The following question was posed:

"Given that FastOffline (1) only processes a limited number of files from each run, and (2) only processes up to the first 1000 events in each file, how evenly does FastOffline sample the events over the duration of a run?"

To get a quick answer on this, I did the following:

  1. Obtain a list of st_physics(_adc) files processed by FastOffline over a 4 day period (1286 files)
  2. For each of those files, obtain from the database:
    1. the run number
    2. the total number of events in its run
    3. the maximum event ID in its run
    4. the first event ID in the file
    5. the last event ID in the file
    6. the number of events in the file

One side point I learned: the number of events in any given run (b) is typically a smaller number than the maximum event ID among its files (c). Perhaps this is because some events are aborted after they are allocated an event ID. I thus found the maximum event ID (c) more useful for my purpose than the total number of events in a run (b).

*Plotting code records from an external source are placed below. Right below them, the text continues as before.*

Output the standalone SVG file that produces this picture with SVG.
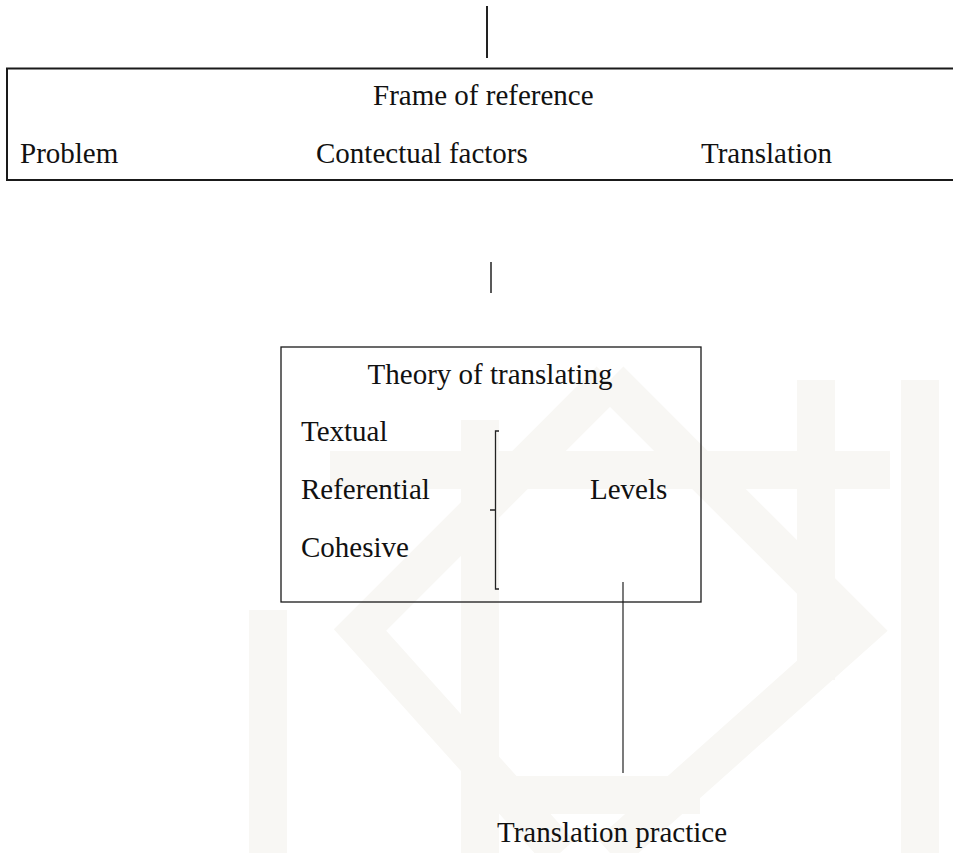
<svg xmlns="http://www.w3.org/2000/svg" width="953" height="853" viewBox="0 0 953 853">
  <style>
    text { font-family: "Liberation Serif", "Times New Roman", serif; font-size: 29px; fill: #111; }
    .box { fill: none; stroke: #1a1a1a; }
    .conn { stroke: #222; fill: none; }
    .wm { fill: none; stroke: #f8f7f4; stroke-width: 38; stroke-linejoin: miter; }
  </style>
  <rect x="0" y="0" width="953" height="853" fill="#ffffff"/>
  <g id="watermark">
    <path class="wm" d="M610 380 L860 630 L610 853 M610 380 L360 630 L560 853"/>
    <path class="wm" d="M268 610 L268 853 M816 380 L816 680 M920 380 L920 853 M480 420 L480 853"/>
    <path class="wm" d="M330 470 L890 470 M500 795 L700 795"/>
  </g>
  <g id="connectors">
    <line class="conn" x1="487" y1="6" x2="487" y2="58" stroke-width="2"/>
    <line class="conn" x1="491" y1="262" x2="491" y2="293" stroke-width="1.5"/>
    <line class="conn" x1="623" y1="582" x2="623" y2="773" stroke-width="1.2"/>
  </g>
  <g id="frame-of-reference">
    <rect class="box" x="7" y="68.5" width="960" height="111.5" stroke-width="2"/>
    <text x="373" y="105">Frame of reference</text>
    <text x="20" y="163">Problem</text>
    <text x="316" y="163">Contectual factors</text>
    <text x="701" y="163">Translation</text>
  </g>
  <g id="theory-of-translating">
    <rect class="box" x="281" y="347" width="420" height="255" stroke-width="1.3"/>
    <text x="490" y="384" text-anchor="middle">Theory of translating</text>
    <text x="301" y="441">Textual</text>
    <text x="301" y="499">Referential</text>
    <text x="301" y="557">Cohesive</text>
    <path class="conn" d="M499 431 L495.5 431 L495.5 589 L499 589 M490 510 L495.5 510" stroke-width="1.3"/>
    <text x="590" y="499">Levels</text>
  </g>
  <g id="translation-practice">
    <text x="497" y="842">Translation practice</text>
  </g>
</svg>
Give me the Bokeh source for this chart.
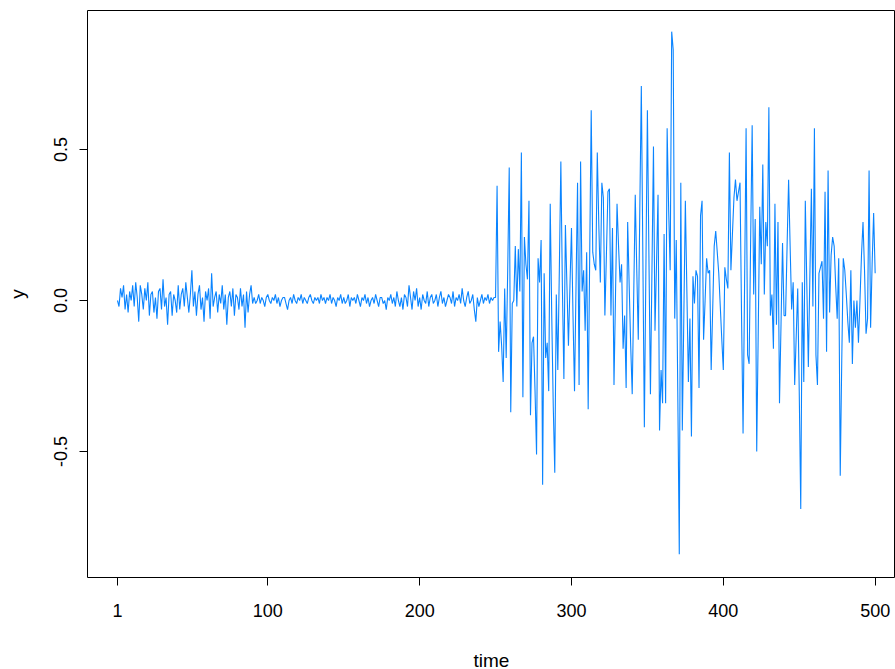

I then created three fractional quantities for each file with respect to its run, where 0=start of run, and 1=end of run:

  • d/c : the first event
  • e/c : the last event
  • min(d+(1000/f)*(e-d),e)/c : an estimator of the last event currently produced by FastOffline

I then made some plots of these quantities as follows:

  • last event produced vs. first event

    One can see that there are multiple components in the above plot. A major split is between "adc" files and "non-adc" files, as seen in the next two plots:
  • last event vs. first event

Jerome suspected that the spread in distribution of first events would by more significant thatn the limitations caused by only sampling 1000 events, and the above 2D plots support his point as there is no grand different between using the last event in the above plots vs. my estimator of the last event produced.

It's a little tough to digest all the information contained in the above 2D plots, so I came up with a 1D metric of the sampling of events in a run: the average of the first and last events (produced). Here are these distributions (with each entry weighted by the number of events produced for that file: min(1000,f)) using last event produced, then the last event in the files:

One minor finding is that many "adc" files span nearly the entire run, this contributing to small peak near 0.5. These files can be seen as a red bin in the upper-left corner of the earlier 2D plots.

My conclusions are as follows:

  1. Given that the mean is very close to 0, and the RMS is nearly 1/sqrt(12)=0.2887 when using the last event produced, this is strikingly close to a randomly-sampled flat distribution between 0 and 1.
    • The current operational mode of FastOffline does a very good job of randomly sampling events over a run!
  2. Using the last event in a file shows only minor differences compared to the last event produced.
    • Operating FastOffline in a mode where we evenly sample up to 1000 events from a file instead of producing the first 1000 events would provide no significant improvement in randomly sampling events over a run!